There are a lot of kinds of regulation that can affect the value of a foreign investment. The range of regulations that can reduce the value of foreign investments includes public health measures like the plain packaging tobacco regulations that Philip Morris was attacking, but it can also include emissions lowering regulations, changes to patent rights, and possibly even basic workers' rights laws. Granted, not every company has the resources to engage in what's known in the trade as "nationality planning," but had the ruling in this case gone the other way, it would be reasonable to expect that the tactic would become much more common.

3: Had the case gone the other way, the effects could have been felt in most of the world. 

As I mentioned earlier, there are lots and lots of investment treaties out there. In fact, the vast majority of the world's population lives in a country that is a party to at least one currently in force Bilateral Investment Treaty that permits investor-state arbitration.

For perspective, about 5% of the world lives in a place that falls within the jurisdiction of the Supreme Court of the United States. By my best estimate, 97% of the world's population lives in a country that is a party to at least one currently in force bilateral investment treaty that provides for investor-state dispute resolution. Any arbitral tribunal that's faced with similar facts to those in this case - an investor restructuring ownership to take advantage of a treaty - is almost certainly going to at least consider the approach taken in this case. Most tribunals, I suspect, will follow this approach.


Here's why this is an area of law to watch:

1: This case won't necessarily put an end to Philip Morris-type restructuring methods. Investment tribunals are established on a case-by-case basis, and there is no binding precedent in this area of law - so it would be theoretically possible for Philip Morris to take similar measures in another country, initiate arbitration before a different tribunal, and have that tribunal reach the opposite conclusion. However, investment arbitration tribunals pay a lot of attention to the rulings of other investment arbitration tribunals in similar cases. So while this case isn't binding law, it does make it that much riskier for anyone else to try the tactics that Philip Morris used here. That's particularly true given the costs of both restructuring and investment arbitration.

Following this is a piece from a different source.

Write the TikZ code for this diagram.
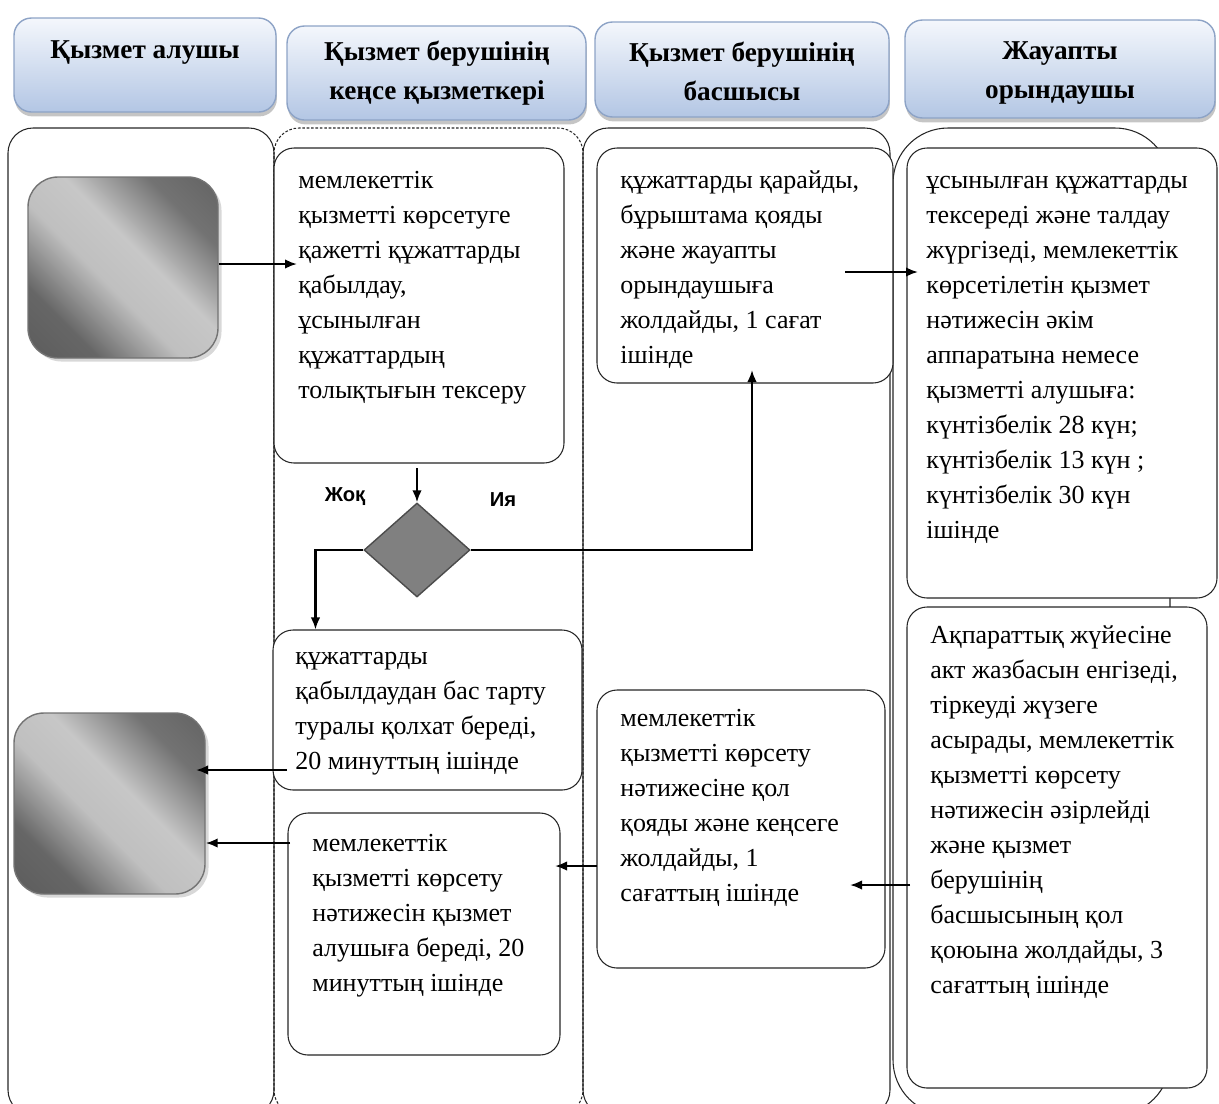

2: Love it or hate it (and I don't actually hate it), investor-state dispute resolution is not going anywhere anytime soon. That ship sailed so long ago that you'd have to go to the horizon to get a glimpse of the ship sailing over the next horizon. Not only are there thousands of treaties that provide avenues into ISDS, most of these treaties contain lengthy sunset clauses - even if the treaties are terminated tomorrow, investments remain protected for years (and sometimes decades).

3: Like any legal system, IDSD is not an absolute evil. Countries do sometimes treat foreign investors unfairly or unjustly; ISDS provides a legal remedy for the investor that's not dependent on the whims of the host state. There are cases where ISDS is being used abusively by a company looking to be compensated for losses that would be ordinary business risks in other contexts, but there are also cases where countries take advantage of corporations, seize property for political gain, and otherwise act in bad faith.


Take-home point:

Investor-state arbitration cases need to get a lot more public attention than they usually receive. I hope I've made the case for that by now. This was a ruling by a three-member arbitral tribunal, the members of which are not full-time judges. It was not a ruling of any national or international court system. Despite this, it's potential effects were wide-reaching enough to potentially affect public health, environmental, and human rights regulation in countries occupied by 97% of the world's population.